● Set problem: Open with the line that has "Rebuild this chart"; close with the line that has "var diagLine = [[10, 0], [200, 200]];". Retype those lines exactly, images excluded.

•••••

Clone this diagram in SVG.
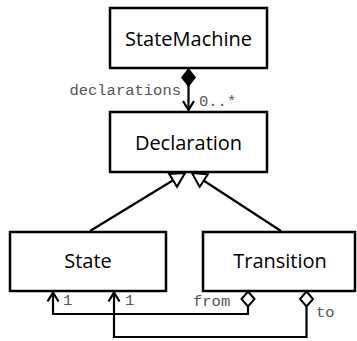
<svg xmlns="http://www.w3.org/2000/svg" width="357" height="341" viewBox="0 0 357 341">
<defs>
<style>
.box{fill:#fff;stroke:#000;stroke-width:2.5}
.name{font-family:"Open Sans","Liberation Sans",sans-serif;font-size:20px;fill:#000;text-anchor:middle}
.con{fill:none;stroke:#000;stroke-width:2.2}
.lbl{font-family:"Liberation Mono","Courier New",monospace;font-size:15.5px;fill:#555}
</style>
<marker id="comp" markerUnits="userSpaceOnUse" viewBox="-1 -9 20 18" refX="0" refY="0" markerWidth="20" markerHeight="18" orient="auto">
<path d="M0,0 L9,-7 L18,0 L9,7 Z" fill="#000" stroke="#000" stroke-width="1"/>
</marker>
<marker id="agg" markerUnits="userSpaceOnUse" viewBox="-2 -9 20 18" refX="0" refY="0" markerWidth="20" markerHeight="18" orient="auto">
<path d="M0,0 L7.5,-6.5 L15,0 L7.5,6.5 Z" fill="#fff" stroke="#000" stroke-width="2"/>
</marker>
<marker id="open" markerUnits="userSpaceOnUse" viewBox="-12 -8 14 16" refX="0" refY="0" markerWidth="14" markerHeight="16" orient="auto">
<path d="M-9,-5.5 L0,0 L-9,5.5" fill="none" stroke="#000" stroke-width="2.2"/>
</marker>
<marker id="gen" markerUnits="userSpaceOnUse" viewBox="-17 -10 20 20" refX="0" refY="0" markerWidth="20" markerHeight="20" orient="auto">
<path d="M0,0 L-14,-7.5 L-14,7.5 Z" fill="#fff" stroke="#000" stroke-width="2"/>
</marker>
</defs>
<g id="connectors">
<path class="con" d="M188.5,68.5 L188.5,110" marker-start="url(#comp)" marker-end="url(#open)"/>
<path class="con" d="M90,231 L185,173" marker-end="url(#gen)"/>
<path class="con" d="M281,231 L192,173" marker-end="url(#gen)"/>
<path class="con" d="M248,291.5 L248,314 L53,314 L53,292.5" marker-start="url(#agg)" marker-end="url(#open)"/>
<path class="con" d="M306.5,291.5 L306.5,337 L114,337 L114,292.5" marker-start="url(#agg)" marker-end="url(#open)"/>
<text class="lbl" x="181" y="95" text-anchor="end">declarations</text>
<text class="lbl" x="199" y="106">0..*</text>
<text class="lbl" x="63" y="305">1</text>
<text class="lbl" x="125" y="305">1</text>
<text class="lbl" x="193" y="306">from</text>
<text class="lbl" x="316" y="317">to</text>
</g>
<g id="StateMachine">
<rect class="box" x="110" y="8" width="157" height="60"/>
<text class="name" x="188.5" y="46">StateMachine</text>
</g>
<g id="Declaration">
<rect class="box" x="110" y="112" width="157" height="60"/>
<text class="name" x="188.5" y="150">Declaration</text>
</g>
<g id="State">
<rect class="box" x="10" y="232" width="156" height="59"/>
<text class="name" x="88" y="268">State</text>
</g>
<g id="Transition">
<rect class="box" x="203" y="232" width="152" height="59"/>
<text class="name" x="280" y="268">Transition</text>
</g>
</svg>
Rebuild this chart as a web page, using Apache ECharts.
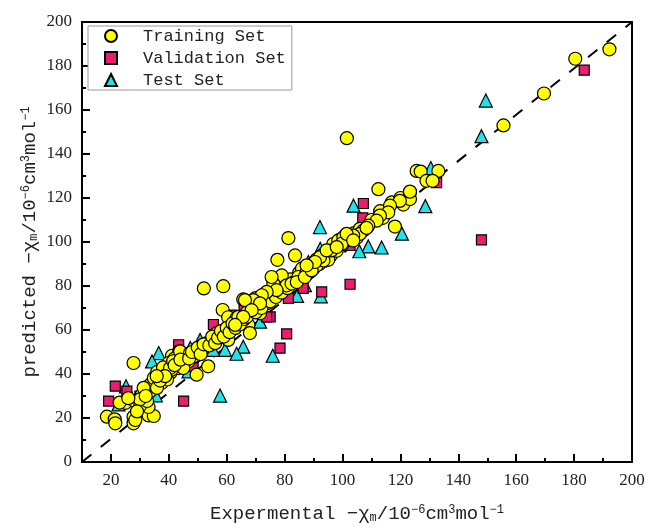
<!DOCTYPE html>
<html>
<head>
<meta charset="utf-8">
<script src="https://cdn.jsdelivr.net/npm/echarts@6/dist/echarts.min.js"></script>
<style>
  html, body { margin: 0; padding: 0; background: #fff; }
  #chart { width: 651px; height: 529px; }
</style>
</head>
<body>
<div id="chart"></div>
<script>
var dom = document.getElementById("chart");
var myChart = echarts.init(dom);

// axis ticks
var xMajor = [20, 40, 60, 80, 100, 120, 140, 160, 180, 200];
var xMinor = [10, 30, 50, 70, 90, 110, 130, 150, 170, 190];
var yMajor = [0, 20, 40, 60, 80, 100, 120, 140, 160, 180, 200];
var yMinor = [10, 30, 50, 70, 90, 110, 130, 150, 170, 190];

// y = x reference (drawn corner to corner as in the original)
var diagLine = [[10, 0], [200, 200]];

// Training Set  [experimental, predicted]
var trainData = [
    [18.6, 20.6], [21.3, 19.4], [21.5, 17.6], [27.8, 20.6], [27.8, 17.6], [28.4, 19.1],
    [33, 21.2], [34.8, 20.9], [33, 25], [25, 26.9], [28.2, 27.7], [30.1, 25.7],
    [32.5, 27.7], [30.7, 30.7], [33.6, 32.2], [33.6, 35.2], [34.8, 38.2], [37.6, 39],
    [38.8, 41.7], [40.5, 40.5], [41.1, 48.3], [43.6, 50.3], [44.5, 45.8], [43.4, 42.7],
    [46.8, 45.8], [49.7, 50.3], [49.1, 48], [45.7, 48], [27.8, 45], [37.6, 36],
    [35.9, 33.7], [31.3, 33.7], [39.9, 45], [39.4, 37.5],
    [36, 41], [37, 37], [38, 43], [39, 39.5], [41, 42], [42, 47], [30, 28.5], [32, 30],
    [29, 23], [23, 27], [26, 29],
    [52.1, 78.9], [58.8, 79.9], [58.6, 69.1], [60.5, 65.8], [65.7, 73.9], [68.6, 72.8],
    [70.9, 72.1], [73.2, 76.6], [73.8, 72.1], [71.5, 67.6], [68, 69.1], [67.5, 62.3],
    [65.7, 64.6], [63.4, 65.3], [62.8, 60.8], [59.4, 59.3], [60.5, 55.5], [56.5, 58.5],
    [54.8, 55.5], [51.9, 51.8], [50.2, 50.3], [48.5, 48], [46.2, 46.5], [43.9, 50.3],
    [40.4, 42.7], [38.7, 39], [35.8, 39], [53.6, 43.5], [49.6, 39.7], [61.1, 61.6],
    [58.2, 57], [53.1, 54], [47.3, 49.5], [45, 42.7], [41.5, 45.8],
    [42, 44], [44, 46.5], [47, 47], [48, 50], [50, 52], [51, 49], [52, 53.5], [54, 53],
    [55, 57], [56, 54], [57, 56.5], [58, 59.5], [59, 57], [60, 61], [61, 59], [62, 63],
    [63, 61], [64, 66], [64.5, 62.5], [66, 65], [67, 68], [67, 66], [69, 70], [70, 68],
    [70, 74.5], [72, 70], [74, 74], [75, 73], [76, 77], [77, 75], [78, 79], [79, 77],
    [80, 82], [81, 79], [82, 83], [83, 81.5], [85, 86], [86, 84], [86, 88], [88, 87],
    [89, 89.5], [90, 88], [91, 92], [92, 90], [93, 94], [94, 93], [95, 95], [96, 94],
    [97, 98], [98, 96], [99, 101], [100, 99], [101, 101], [102, 103], [104, 104], [105, 102],
    [106, 106], [110, 110], [113, 114], [114, 111], [117, 118], [120, 120], [121, 117],
    [81.3, 101.8], [77.5, 91.9], [83.6, 93.9], [79, 84.8], [76.1, 81.1], [84.7, 84.1],
    [87.6, 86.3], [91.1, 89.4], [96.8, 99.1], [98.5, 100.6], [95.1, 91.9], [80.7, 80.3],
    [77.2, 78.1], [73.8, 77.3], [72.1, 75.8], [69.2, 73.6], [66.3, 73.6], [71.5, 72.1],
    [68.6, 69], [65.7, 66], [62.9, 62.3], [82.4, 81.1], [84.2, 81.8], [87, 84.1],
    [89.3, 87.1], [93.4, 91.6], [75.5, 84.1], [68, 58.6],
    [112.4, 124], [123.3, 122.5], [123.3, 119.5], [119.8, 118.7], [116.4, 116.5], [115.8, 113.5],
    [112.9, 112], [111.8, 109.7], [108.9, 107.4], [118.1, 107], [107.2, 105.2], [106, 103.7],
    [103.7, 102.9], [100.3, 102.2], [99.7, 99.2], [96.2, 96.2], [92.2, 93.1], [90.5, 90.9],
    [87.6, 89.4], [125.6, 132.3], [101.4, 103.7], [108.3, 106.4], [103.7, 100.7], [94.5, 96.2],
    [98, 97.7], [101.5, 147.2], [127, 132], [133.1, 132.3], [129, 127.8], [131.1, 127.8],
    [123.3, 122.9], [155.6, 153], [169.6, 167.5], [180.4, 183.3], [192.2, 187.6]
];

// Validation Set
var validData = [
    [21.5, 34.5], [19.2, 27.7], [45.1, 27.7], [43.4, 53.3], [25.5, 32.2], [55.4, 62.5],
    [61.7, 66.8], [75, 66], [78.4, 51.8], [80.7, 58.2], [102.6, 80.8], [92.8, 77.3],
    [107.2, 117.5], [107, 111], [132.5, 127], [148, 101], [183.5, 178.1], [73.8, 66],
    [81.3, 74.4], [86.4, 78.9], [102.6, 98.4], [48.4, 43.5], [60, 58], [66, 70],
    [88, 88], [97, 97], [36, 37], [30, 30]
];

// Test Set
var testData = [
    [36.5, 49.5], [34.2, 45.7], [25.2, 34.4], [22.6, 26.2], [35.5, 30.3], [46.8, 41.2],
    [47.4, 51.8], [57.7, 30.2], [65.7, 52.4], [63.4, 49.2], [75.9, 48.3], [103.8, 116.5],
    [92.2, 106.8], [108.9, 98], [105.8, 95.8], [92.5, 75.3], [84.3, 75.5], [77.3, 83.4],
    [148, 148.1], [149.5, 164.3], [130.5, 133.6], [128.6, 116.3], [120.5, 103.8], [113.5, 97.5],
    [92.3, 96.9], [50.8, 55.5], [59.4, 51], [55.3, 51], [71.5, 63.8], [88.2, 90.9],
    [87, 80.4]
];

var serif = 'Liberation Serif';
var mono = 'Liberation Mono';

var nameRich = {
    sub: { fontSize: 12, fontFamily: mono, color: '#222', verticalAlign: 'bottom', padding: [8, 0, 0, 0] },
    sup: { fontSize: 12, fontFamily: mono, color: '#222', verticalAlign: 'top', padding: [0, 0, 8, 0] }
};

var option = {
    backgroundColor: '#fff',
    animation: false,
    grid: {
        left: 82,
        right: 19,
        top: 22,
        bottom: 66,
        show: true,
        borderColor: '#000',
        borderWidth: 2,
        backgroundColor: 'transparent'
    },
    legend: {
        orient: 'vertical',
        left: 88,
        top: 26,
        padding: [1, 6, 1, 16],
        itemGap: 4,
        itemWidth: 12,
        itemHeight: 12,
        borderColor: '#999',
        borderWidth: 1,
        backgroundColor: '#fff',
        textStyle: {
            fontFamily: mono,
            fontSize: 17,
            color: '#222',
            lineHeight: 18,
            padding: [0, 0, 0, 21]
        },
        data: ['Training Set', 'Validation Set', 'Test Set']
    },
    xAxis: [{
        type: 'value',
        min: 10,
        max: 200,
        name: 'Expermental −χ{sub|m}/10{sup|−6}cm{sup|3}mol{sup|−1}',
        nameLocation: 'middle',
        nameGap: 42,
        nameTextStyle: { fontFamily: mono, fontSize: 19, color: '#222', rich: nameRich },
        axisLine: { show: true, lineStyle: { color: '#000', width: 2 } },
        axisTick: { show: true, inside: true, length: 8, lineStyle: { color: '#000', width: 2 }, customValues: xMajor },
        axisLabel: { fontFamily: serif, fontSize: 17, color: '#222', margin: 10, customValues: xMajor },
        splitLine: { show: false }
    }, {
        type: 'value',
        min: 10,
        max: 200,
        position: 'bottom',
        axisLine: { show: false },
        axisTick: { show: true, inside: true, length: 4, lineStyle: { color: '#000', width: 2 }, customValues: xMinor },
        axisLabel: { show: false },
        splitLine: { show: false }
    }],
    yAxis: [{
        type: 'value',
        min: 0,
        max: 200,
        name: 'predicted −χ{sub|m}/10{sup|−6}cm{sup|3}mol{sup|−1}',
        nameLocation: 'middle',
        nameRotate: 90,
        nameGap: 42,
        nameMoveOverlap: false,
        nameTextStyle: { fontFamily: mono, fontSize: 19, color: '#222', rich: nameRich },
        axisLine: { show: true, lineStyle: { color: '#000', width: 2 } },
        axisTick: { show: true, inside: true, length: 8, lineStyle: { color: '#000', width: 2 }, customValues: yMajor },
        axisLabel: { fontFamily: serif, fontSize: 17, color: '#222', margin: 10, customValues: yMajor },
        splitLine: { show: false }
    }, {
        type: 'value',
        min: 0,
        max: 200,
        position: 'left',
        axisLine: { show: false },
        axisTick: { show: true, inside: true, length: 4, lineStyle: { color: '#000', width: 2 }, customValues: yMinor },
        axisLabel: { show: false },
        splitLine: { show: false }
    }],
    series: [{
        type: 'line',
        data: diagLine,
        symbol: 'none',
        silent: true,
        z: 1,
        lineStyle: { color: '#000', width: 2, type: [12, 12] }
    }, {
        name: 'Test Set',
        type: 'scatter',
        symbol: 'triangle',
        symbolSize: 13,
        z: 2,
        itemStyle: { color: '#22e3ec', borderColor: '#000', borderWidth: 1.2, opacity: 1 },
        data: testData
    }, {
        name: 'Validation Set',
        type: 'scatter',
        symbol: 'rect',
        symbolSize: 10,
        z: 3,
        itemStyle: { color: '#ec1d6e', borderColor: '#000', borderWidth: 1.2, opacity: 1 },
        data: validData
    }, {
        name: 'Training Set',
        type: 'scatter',
        symbol: 'circle',
        symbolSize: 13,
        z: 4,
        itemStyle: { color: '#ffff00', borderColor: '#000', borderWidth: 1.2, opacity: 1 },
        data: trainData
    }]
};

myChart.setOption(option);
window.addEventListener("resize", () => {
    myChart.resize();
});
</script>
</body>
</html>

•••••

● Reply:
Rebuild this chart as a web page, using Apache ECharts.
<!DOCTYPE html>
<html>
<head>
<meta charset="utf-8">
<script src="https://cdn.jsdelivr.net/npm/echarts@6/dist/echarts.min.js"></script>
<style>
  html, body { margin: 0; padding: 0; background: #fff; }
  #chart { width: 651px; height: 529px; }
</style>
</head>
<body>
<div id="chart"></div>
<script>
var dom = document.getElementById("chart");
var myChart = echarts.init(dom);

// axis ticks
var xMajor = [20, 40, 60, 80, 100, 120, 140, 160, 180, 200];
var xMinor = [10, 30, 50, 70, 90, 110, 130, 150, 170, 190];
var yMajor = [0, 20, 40, 60, 80, 100, 120, 140, 160, 180, 200];
var yMinor = [10, 30, 50, 70, 90, 110, 130, 150, 170, 190];

// y = x reference (drawn corner to corner as in the original)
var diagLine = [[10, 0], [200, 200]];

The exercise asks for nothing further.